The Pricing Index’s grim readings continue, falling 5.4 points to 36.5 in March (seasonally adjusted) from 41.9 in February. This is the second lowest reading in the index’s history, with only April of 2020 being lower.
“The cure for low prices is low prices, and with spot rates far below fleet operating costs, capacity is slowing,” Denoyer said. “While the pricing pendulum remains with shippers for now, we see signs that the next capacity rebalancing has begun. We think capacity is set to decline later this year, and rate trends should begin to recover as soon as traction on freight volumes is established.”
The Capacity Index ticked up by 0.6 points month-over-month to 53.6 in March but still indicates slower growth than in 2022. Capacity has improved in terms of both equipment and drivers the past year, with improvements in the supply chain boosting truck production and as drivers seek safe harbor with larger, well-capitalized fleets after the sharp fall in spot volumes and rates.

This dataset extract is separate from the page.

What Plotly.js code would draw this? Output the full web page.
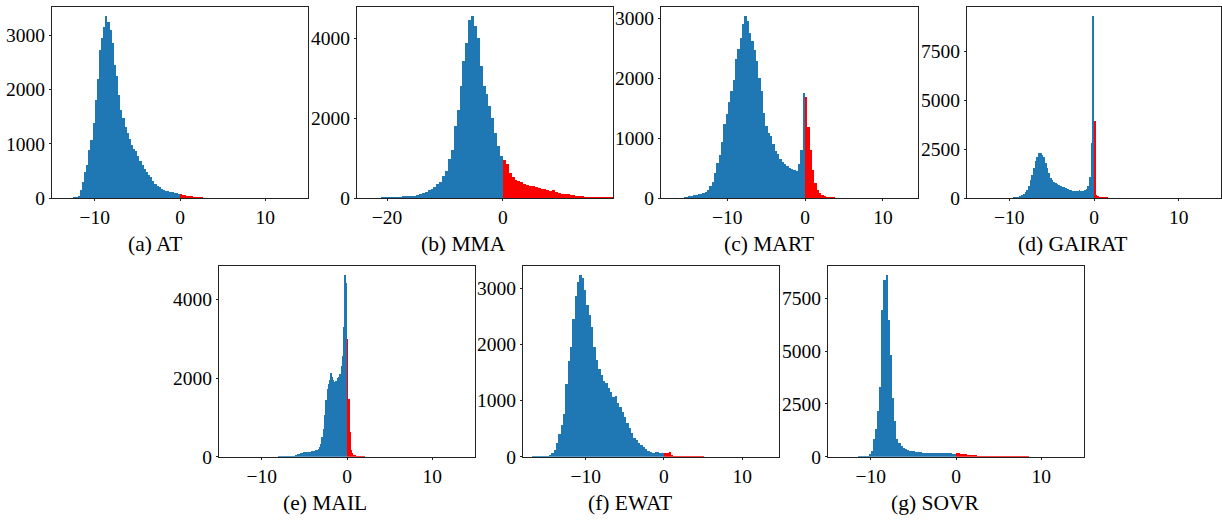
<!DOCTYPE html>
<html>
<head>
<meta charset="utf-8">
<script src="https://cdn.plot.ly/plotly-3.0.1.min.js"></script>
<style>html,body{margin:0;padding:0;background:#fff}#chart{width:1222px;height:525px}</style>
</head>
<body>
<div id="chart"></div>
<script>
// ---------- data (histogram counts) ----------
const panelNames = ["(a) AT", "(b) MMA", "(c) MART", "(d) GAIRAT", "(e) MAIL", "(f) EWAT", "(g) SOVR"];

const AT_BIN = 0.25, AT_BLUE_START = -13.5, AT_RED_START = 0;
const AT_BLUE = [5,5,5,8,12,20,40,150,300,480,
  600,880,1060,1380,1800,2200,2720,2950,3150,3350,
  3250,3100,2850,2450,2250,1900,1620,1480,1300,1200,
  1085,980,900,860,780,690,600,525,470,425,
  380,320,260,230,196,170,150,135,125,115,
  105,98,90,82];
const AT_RED = [72,62,55,45,38,32,25,20,16,13,10,8,6,5,4];

const MMA_BIN = 0.5, MMA_BLUE_START = -25, MMA_RED_START = 0;
const MMA_BLUE = [10,10,10,10,10,12,12,12,14,15,
  20,25,25,25,28,50,40,45,55,60,
  70,95,125,150,190,230,280,360,400,560,
  680,980,1200,1800,2200,2800,3430,3870,4450,4550,
  4300,4000,3300,2800,2600,2300,2000,1620,1290,1050];
const MMA_RED = [960,850,620,530,460,435,410,340,325,310,
  290,268,255,235,215,205,180,205,145,128,
  112,95,88,80,65,58,50,38,32,28,
  25,22,20,18,16,15,14,14];

const MART_BIN = 0.3, MART_BLUE_START = -18, MART_RED_START = 0;
const MART_BLUE = [5,5,5,5,5,6,7,8,17,20,
  27,35,42,55,62,72,85,100,139,194,
  270,420,580,720,930,1230,1410,1610,1780,1970,
  2320,2490,2680,2900,3040,2950,2760,2630,2470,2290,
  2000,1780,1420,1200,1080,1030,910,790,740,650,
  605,575,540,500,480,460,450,560,800,1760];
const MART_RED = [1680,1190,800,470,250,140,85,50,30,22,17,12,10,8,8,8,7,7,7,6,6,6,5,5];

const GAIRAT_BIN = 0.2, GAIRAT_BLUE_START = -12, GAIRAT_RED_START = 0;
const GAIRAT_BLUE = [3,3,4,4,5,6,8,10,12,15,
  17,22,28,35,50,75,100,150,200,300,
  430,640,900,1200,1550,1900,2100,2330,2320,2200,
  2080,1800,1520,1300,1050,900,840,770,710,670,
  610,570,540,500,460,425,395,380,375,372,
  378,390,375,380,392,440,600,1100,2800,9320];
const GAIRAT_RED = [3920,170,90,60,50,40,35,30,25,20,15];

const MAIL_BIN = 0.15, MAIL_BLUE_START = -9, MAIL_RED_START = 0;
const MAIL_BLUE = [3,3,4,4,5,5,6,7,8,9,
  10,11,12,13,15,17,19,22,28,40,
  55,65,75,85,95,105,110,115,119,122,
  125,128,135,142,150,160,170,190,250,330,
  500,700,1050,1440,1720,1850,1960,2140,2030,1950,
  1910,1930,1990,2030,2100,2300,2550,3300,4620,4410];
const MAIL_RED = [2990,1460,640,170,85,50,40,30,22,18,15,12,10,8];

const EWAT_BIN = 0.3, EWAT_BLUE_START = -18, EWAT_RED_START = 0;
const EWAT_BLUE = [3,3,3,3,4,4,5,5,6,8,
  14,30,65,125,240,404,560,760,1300,1700,
  1950,2450,2850,3100,3230,3170,2960,2700,2520,2300,
  1950,1720,1560,1460,1340,1310,1220,1150,1070,1080,
  960,890,800,713,600,505,420,330,297,250,
  208,166,131,101,83,71,83,77,71,59];
const EWAT_RED = [70,72,85,30,18,12,10,8,7,6,6,5,5,5,4,4,4];

const SOVR_BIN = 0.25, SOVR_BLUE_START = -12, SOVR_RED_START = 0;
const SOVR_BLUE = [5,8,10,12,14,16,40,110,250,850,
  1300,2150,3300,6950,8400,8610,6500,4800,2800,1700,
  850,660,520,410,348,316,290,280,268,230,
  215,205,195,190,190,180,175,190,190,185,
  175,175,174,165,158,158,150,142];
const SOVR_RED = [158,158,150,126,110,95,80,70,63,63,55,47,35,32,30,30,28,25,22,20,20,18,17,16,15,15,15,14,13,12,12,12,11,10];

// axis settings
const xRanges = [[-15,15],[-25.2,19],[-18.5,14.5],[-15,15],[-15,15],[-18.0,14.7],[-15,15]];
const xDticks = [10,20,10,10,10,10,10];
const yDticks = [1000,2000,1000,2500,2000,1000,2500];

// ---------- build ----------
const hist = [
  [AT_BIN, AT_BLUE_START, AT_BLUE, AT_RED_START, AT_RED],
  [MMA_BIN, MMA_BLUE_START, MMA_BLUE, MMA_RED_START, MMA_RED],
  [MART_BIN, MART_BLUE_START, MART_BLUE, MART_RED_START, MART_RED],
  [GAIRAT_BIN, GAIRAT_BLUE_START, GAIRAT_BLUE, GAIRAT_RED_START, GAIRAT_RED],
  [MAIL_BIN, MAIL_BLUE_START, MAIL_BLUE, MAIL_RED_START, MAIL_RED],
  [EWAT_BIN, EWAT_BLUE_START, EWAT_BLUE, EWAT_RED_START, EWAT_RED],
  [SOVR_BIN, SOVR_BLUE_START, SOVR_BLUE, SOVR_RED_START, SOVR_RED]
];

const W = 1222, H = 525;
// plot boxes in pixels: [left, right, top, bottom]
const boxes = [
  [52, 308, 7, 198], [357, 613, 7, 198], [661, 918, 7, 198], [967, 1221, 7, 198],
  [219, 475, 266, 456.7], [523, 779, 266, 456.7], [828, 1084, 266, 456.7]
];
const captionPos = [[155,244],[463,244],[769,244],[1072,244],[325,503],[630,503],[935,503]];

const FONT = "Liberation Serif, Times New Roman, serif";
const traces = [];
const layout = {
  width: W, height: H,
  margin: {l:0, r:0, t:0, b:0},
  paper_bgcolor: "#fff", plot_bgcolor: "#fff",
  showlegend: false, barmode: "overlay", bargap: 0,
  font: {family: FONT, size: 19, color: "#000"},
  annotations: []
};

hist.forEach((h, i) => {
  const [bw, bStart, blue, rStart, red] = h;
  const ax = i === 0 ? "" : String(i + 1);
  const bx = blue.map((_, k) => bStart + (k + 0.5) * bw);
  const rx = red.map((_, k) => rStart + (k + 0.5) * bw);
  traces.push({type: "bar", x: bx, y: blue, width: bw, xaxis: "x" + ax, yaxis: "y" + ax,
    marker: {color: "#1f77b4", line: {width: 0}}, hoverinfo: "x+y"});
  traces.push({type: "bar", x: rx, y: red, width: bw, xaxis: "x" + ax, yaxis: "y" + ax,
    marker: {color: "#ff0000", line: {width: 0}}, hoverinfo: "x+y"});
  const ymax = Math.max(...blue, ...red) * 1.05;
  const b = boxes[i];
  const common = {showline: true, mirror: true, linecolor: "#222", linewidth: 1,
    showgrid: false, zeroline: false, ticks: "outside", ticklen: 2, tickcolor: "#222",
    tickfont: {family: FONT, size: 19.5, color: "#000"}, tickformat: "d"};
  layout["xaxis" + ax] = Object.assign({}, common, {
    domain: [b[0] / W, b[1] / W], range: xRanges[i], dtick: xDticks[i], tick0: 0,
    anchor: "y" + ax});
  layout["yaxis" + ax] = Object.assign({}, common, {
    domain: [1 - b[3] / H, 1 - b[2] / H], range: [0, ymax], dtick: yDticks[i], tick0: 0,
    anchor: "x" + ax, ticklabelstandoff: 0});
  layout.annotations.push({text: panelNames[i], xref: "paper", yref: "paper",
    x: captionPos[i][0] / W, y: 1 - captionPos[i][1] / H, xanchor: "center", yanchor: "middle",
    showarrow: false, font: {family: FONT, size: 21.5, color: "#000"}});
});

Plotly.newPlot("chart", traces, layout, {displayModeBar: false, staticPlot: true});
</script>
</body>
</html>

The Supply-Demand Balance continues to be loose, at 41.7 (seasonally adjusted) in March from 40.1 in February, with the month-over-month increase in volumes outweighing a smaller increase in capacity.
Denoyer concluded, “March marked the 13th consecutive underwater point in the series. For context, in the 2015-16 downcycle, the Supply-Demand Balance was loose for 17 of 19 months. The loose market will persist in the near term, but the seeds have been sown for a rebalancing.”